クリニカルコーディネーターはがっつり私たちの授業も教えています。だから各実習先のプリセプターからの評価だけでなく、彼女自身も私たちの授業中の様子やテストの出来も含めて生徒の能力を知っています。どれだけ実習先でうまくやっていても、勉強していない子はバレています。
③生徒の進路・希望
卒業後高校で働きたい、大学で働きたい、クリニックで働きたい、あるいは野球がいい、フットボールがいいなどの自分の目標や目的がそれぞれあると思います。そのような希望は、きちんと言えばちゃんと考慮してくれます。
面談の時間などは特にありません。だから自分の意見は自分からアポをとって伝えに行くべきです。また彼女は文書も用意してくれていて、「今まで学んだこと」「これからもっと伸ばしたいところ」など提示された項目にそって希望をまとめて提出する機会も設けてくれていますが、これもoptionalです。
私は去年の今頃、相談と言う形でクリニカルコーディネーターのオフィスに行き、2年目の秋は絶対に大学でフットボールを見たいと希望しました。それを聞いて彼女も意見を言ってくれ、それは確かに、と思うこともあれば、いやでも、とさらにdiscussionすることもできたので、もちろんconfirmするために後で文書での希望もしっかり出しましたが、ちゃんと話をして自分のビジョンに向けたアドバイスを直接もらうことはとても大事だと私は思います。

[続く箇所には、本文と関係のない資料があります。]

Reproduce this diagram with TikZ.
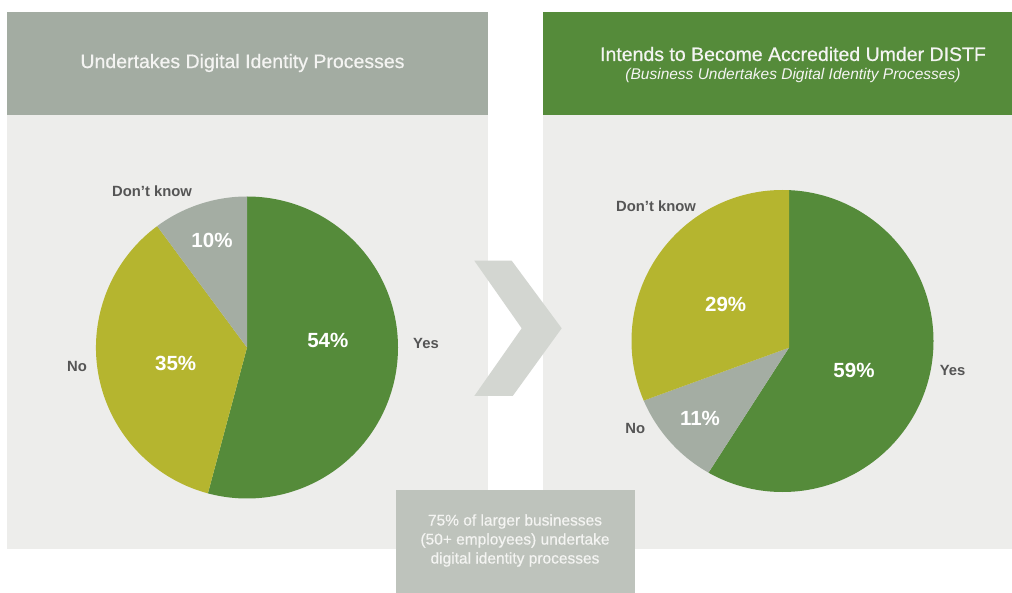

ここからは余談ですが、クリニカルコーディネーターの教授ももちろん人間です。彼女との関係性はいいに越したことはありません。明らかに嫌いな生徒とかはさすがにいないとは思いますが笑、実習先が全く思い通りにならなかった、めっちゃ遠いところにされた、という文句も周りから非常によく聞きました。
もちろん彼女も生徒一人ひとりがベストな実習の経験を積んで社会に出て行ってほしいと願っているでしょうが、60人もの生徒に個別にオーダーメイドの実習先をアレンジする仕事もなかなか大変だろうと思います。自分の意見を礼節を持って主張して、チャンスを与えてもらえるように実力を証明するのは自分たちの責任だと私は思います。
実習の話、いかがでしたか。また時間を見つけてこちらのマガジンにも記事を増やしていこうと思います。